** begin RECORDED INFORMATION **

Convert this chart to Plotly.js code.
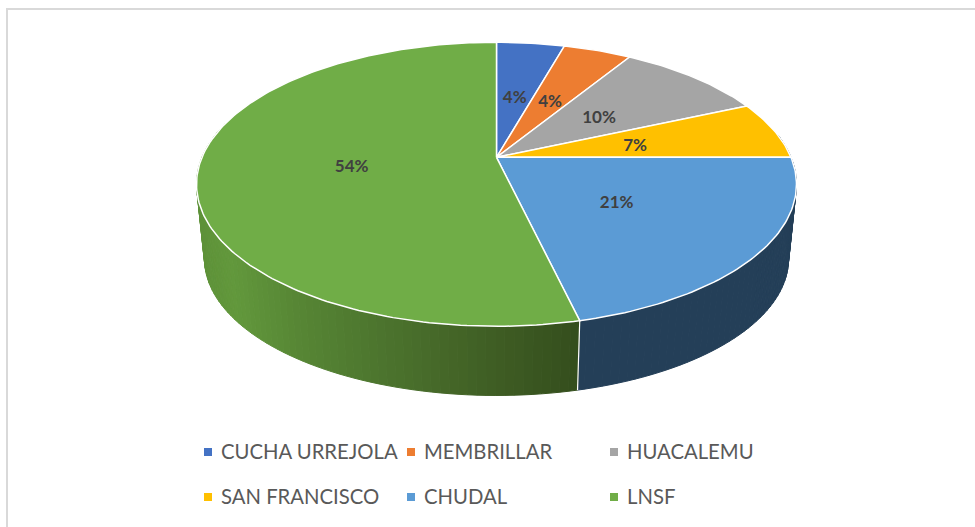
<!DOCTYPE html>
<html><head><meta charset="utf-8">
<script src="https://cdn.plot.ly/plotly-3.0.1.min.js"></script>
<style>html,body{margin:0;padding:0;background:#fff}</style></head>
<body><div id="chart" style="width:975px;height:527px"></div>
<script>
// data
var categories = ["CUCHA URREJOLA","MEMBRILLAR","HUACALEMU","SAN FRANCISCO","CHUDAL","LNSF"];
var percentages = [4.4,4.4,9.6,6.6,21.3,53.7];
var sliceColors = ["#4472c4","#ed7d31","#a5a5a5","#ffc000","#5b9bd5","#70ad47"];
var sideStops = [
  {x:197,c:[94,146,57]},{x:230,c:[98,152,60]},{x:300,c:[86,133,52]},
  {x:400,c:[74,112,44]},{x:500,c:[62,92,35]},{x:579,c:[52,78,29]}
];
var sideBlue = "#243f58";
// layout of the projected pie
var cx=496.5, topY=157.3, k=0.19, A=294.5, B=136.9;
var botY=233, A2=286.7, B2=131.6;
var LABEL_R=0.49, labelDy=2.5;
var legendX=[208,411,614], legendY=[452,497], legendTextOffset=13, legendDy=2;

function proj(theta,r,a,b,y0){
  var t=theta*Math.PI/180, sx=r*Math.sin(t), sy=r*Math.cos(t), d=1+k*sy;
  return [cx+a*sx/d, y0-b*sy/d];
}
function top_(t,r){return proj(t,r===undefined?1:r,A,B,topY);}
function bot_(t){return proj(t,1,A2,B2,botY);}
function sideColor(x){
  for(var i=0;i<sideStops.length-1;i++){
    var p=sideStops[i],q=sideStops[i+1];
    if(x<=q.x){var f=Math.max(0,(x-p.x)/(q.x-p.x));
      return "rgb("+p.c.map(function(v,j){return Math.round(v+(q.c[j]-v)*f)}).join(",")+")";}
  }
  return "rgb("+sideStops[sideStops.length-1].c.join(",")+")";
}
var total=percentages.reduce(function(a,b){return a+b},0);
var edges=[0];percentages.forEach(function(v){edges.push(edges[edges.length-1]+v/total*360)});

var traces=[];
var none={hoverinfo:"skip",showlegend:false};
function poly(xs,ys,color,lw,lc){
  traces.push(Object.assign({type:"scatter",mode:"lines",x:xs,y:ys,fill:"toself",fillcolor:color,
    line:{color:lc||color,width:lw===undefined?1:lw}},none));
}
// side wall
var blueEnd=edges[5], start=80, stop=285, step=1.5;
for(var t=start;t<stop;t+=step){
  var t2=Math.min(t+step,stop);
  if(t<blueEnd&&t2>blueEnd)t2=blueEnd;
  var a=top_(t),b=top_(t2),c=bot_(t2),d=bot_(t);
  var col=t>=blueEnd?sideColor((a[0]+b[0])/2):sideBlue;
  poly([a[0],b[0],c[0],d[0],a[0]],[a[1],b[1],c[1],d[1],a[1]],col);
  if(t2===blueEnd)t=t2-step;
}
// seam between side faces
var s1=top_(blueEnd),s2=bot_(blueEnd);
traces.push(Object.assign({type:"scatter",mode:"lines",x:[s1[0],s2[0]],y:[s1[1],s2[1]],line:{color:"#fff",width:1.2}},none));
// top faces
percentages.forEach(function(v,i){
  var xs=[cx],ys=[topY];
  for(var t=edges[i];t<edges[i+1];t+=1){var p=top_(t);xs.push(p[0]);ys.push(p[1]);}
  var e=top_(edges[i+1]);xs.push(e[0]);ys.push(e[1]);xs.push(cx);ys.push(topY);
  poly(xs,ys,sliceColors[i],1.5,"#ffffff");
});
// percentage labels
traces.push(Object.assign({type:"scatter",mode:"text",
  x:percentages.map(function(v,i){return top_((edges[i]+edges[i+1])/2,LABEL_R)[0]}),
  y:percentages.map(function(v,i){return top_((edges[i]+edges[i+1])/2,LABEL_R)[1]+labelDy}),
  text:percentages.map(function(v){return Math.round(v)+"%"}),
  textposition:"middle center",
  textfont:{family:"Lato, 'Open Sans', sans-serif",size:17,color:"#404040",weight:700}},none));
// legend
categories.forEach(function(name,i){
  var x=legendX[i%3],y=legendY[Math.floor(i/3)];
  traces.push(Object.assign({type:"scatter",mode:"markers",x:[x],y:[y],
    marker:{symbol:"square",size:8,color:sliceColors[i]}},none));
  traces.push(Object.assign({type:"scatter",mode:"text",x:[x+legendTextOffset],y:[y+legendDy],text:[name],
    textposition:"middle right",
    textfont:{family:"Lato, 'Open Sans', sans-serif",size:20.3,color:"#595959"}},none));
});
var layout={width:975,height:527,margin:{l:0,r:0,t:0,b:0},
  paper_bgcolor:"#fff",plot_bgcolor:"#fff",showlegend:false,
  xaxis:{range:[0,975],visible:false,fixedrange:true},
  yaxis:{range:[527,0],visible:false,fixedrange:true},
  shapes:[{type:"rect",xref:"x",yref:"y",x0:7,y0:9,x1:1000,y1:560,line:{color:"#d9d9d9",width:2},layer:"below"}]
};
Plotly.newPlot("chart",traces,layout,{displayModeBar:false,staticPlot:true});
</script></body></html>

** end RECORDED INFORMATION **

# EXERCISE TASK
Leave out the pictures and output the rest of the material exactly as written.

# IN RESPONSE
Convert this chart to Plotly.js code.
<!DOCTYPE html>
<html><head><meta charset="utf-8">
<script src="https://cdn.plot.ly/plotly-3.0.1.min.js"></script>
<style>html,body{margin:0;padding:0;background:#fff}</style></head>
<body><div id="chart" style="width:975px;height:527px"></div>
<script>
// data
var categories = ["CUCHA URREJOLA","MEMBRILLAR","HUACALEMU","SAN FRANCISCO","CHUDAL","LNSF"];
var percentages = [4.4,4.4,9.6,6.6,21.3,53.7];
var sliceColors = ["#4472c4","#ed7d31","#a5a5a5","#ffc000","#5b9bd5","#70ad47"];
var sideStops = [
  {x:197,c:[94,146,57]},{x:230,c:[98,152,60]},{x:300,c:[86,133,52]},
  {x:400,c:[74,112,44]},{x:500,c:[62,92,35]},{x:579,c:[52,78,29]}
];
var sideBlue = "#243f58";
// layout of the projected pie
var cx=496.5, topY=157.3, k=0.19, A=294.5, B=136.9;
var botY=233, A2=286.7, B2=131.6;
var LABEL_R=0.49, labelDy=2.5;
var legendX=[208,411,614], legendY=[452,497], legendTextOffset=13, legendDy=2;

function proj(theta,r,a,b,y0){
  var t=theta*Math.PI/180, sx=r*Math.sin(t), sy=r*Math.cos(t), d=1+k*sy;
  return [cx+a*sx/d, y0-b*sy/d];
}
function top_(t,r){return proj(t,r===undefined?1:r,A,B,topY);}
function bot_(t){return proj(t,1,A2,B2,botY);}
function sideColor(x){
  for(var i=0;i<sideStops.length-1;i++){
    var p=sideStops[i],q=sideStops[i+1];
    if(x<=q.x){var f=Math.max(0,(x-p.x)/(q.x-p.x));
      return "rgb("+p.c.map(function(v,j){return Math.round(v+(q.c[j]-v)*f)}).join(",")+")";}
  }
  return "rgb("+sideStops[sideStops.length-1].c.join(",")+")";
}
var total=percentages.reduce(function(a,b){return a+b},0);
var edges=[0];percentages.forEach(function(v){edges.push(edges[edges.length-1]+v/total*360)});

var traces=[];
var none={hoverinfo:"skip",showlegend:false};
function poly(xs,ys,color,lw,lc){
  traces.push(Object.assign({type:"scatter",mode:"lines",x:xs,y:ys,fill:"toself",fillcolor:color,
    line:{color:lc||color,width:lw===undefined?1:lw}},none));
}
// side wall
var blueEnd=edges[5], start=80, stop=285, step=1.5;
for(var t=start;t<stop;t+=step){
  var t2=Math.min(t+step,stop);
  if(t<blueEnd&&t2>blueEnd)t2=blueEnd;
  var a=top_(t),b=top_(t2),c=bot_(t2),d=bot_(t);
  var col=t>=blueEnd?sideColor((a[0]+b[0])/2):sideBlue;
  poly([a[0],b[0],c[0],d[0],a[0]],[a[1],b[1],c[1],d[1],a[1]],col);
  if(t2===blueEnd)t=t2-step;
}
// seam between side faces
var s1=top_(blueEnd),s2=bot_(blueEnd);
traces.push(Object.assign({type:"scatter",mode:"lines",x:[s1[0],s2[0]],y:[s1[1],s2[1]],line:{color:"#fff",width:1.2}},none));
// top faces
percentages.forEach(function(v,i){
  var xs=[cx],ys=[topY];
  for(var t=edges[i];t<edges[i+1];t+=1){var p=top_(t);xs.push(p[0]);ys.push(p[1]);}
  var e=top_(edges[i+1]);xs.push(e[0]);ys.push(e[1]);xs.push(cx);ys.push(topY);
  poly(xs,ys,sliceColors[i],1.5,"#ffffff");
});
// percentage labels
traces.push(Object.assign({type:"scatter",mode:"text",
  x:percentages.map(function(v,i){return top_((edges[i]+edges[i+1])/2,LABEL_R)[0]}),
  y:percentages.map(function(v,i){return top_((edges[i]+edges[i+1])/2,LABEL_R)[1]+labelDy}),
  text:percentages.map(function(v){return Math.round(v)+"%"}),
  textposition:"middle center",
  textfont:{family:"Lato, 'Open Sans', sans-serif",size:17,color:"#404040",weight:700}},none));
// legend
categories.forEach(function(name,i){
  var x=legendX[i%3],y=legendY[Math.floor(i/3)];
  traces.push(Object.assign({type:"scatter",mode:"markers",x:[x],y:[y],
    marker:{symbol:"square",size:8,color:sliceColors[i]}},none));
  traces.push(Object.assign({type:"scatter",mode:"text",x:[x+legendTextOffset],y:[y+legendDy],text:[name],
    textposition:"middle right",
    textfont:{family:"Lato, 'Open Sans', sans-serif",size:20.3,color:"#595959"}},none));
});
var layout={width:975,height:527,margin:{l:0,r:0,t:0,b:0},
  paper_bgcolor:"#fff",plot_bgcolor:"#fff",showlegend:false,
  xaxis:{range:[0,975],visible:false,fixedrange:true},
  yaxis:{range:[527,0],visible:false,fixedrange:true},
  shapes:[{type:"rect",xref:"x",yref:"y",x0:7,y0:9,x1:1000,y1:560,line:{color:"#d9d9d9",width:2},layer:"below"}]
};
Plotly.newPlot("chart",traces,layout,{displayModeBar:false,staticPlot:true});
</script></body></html>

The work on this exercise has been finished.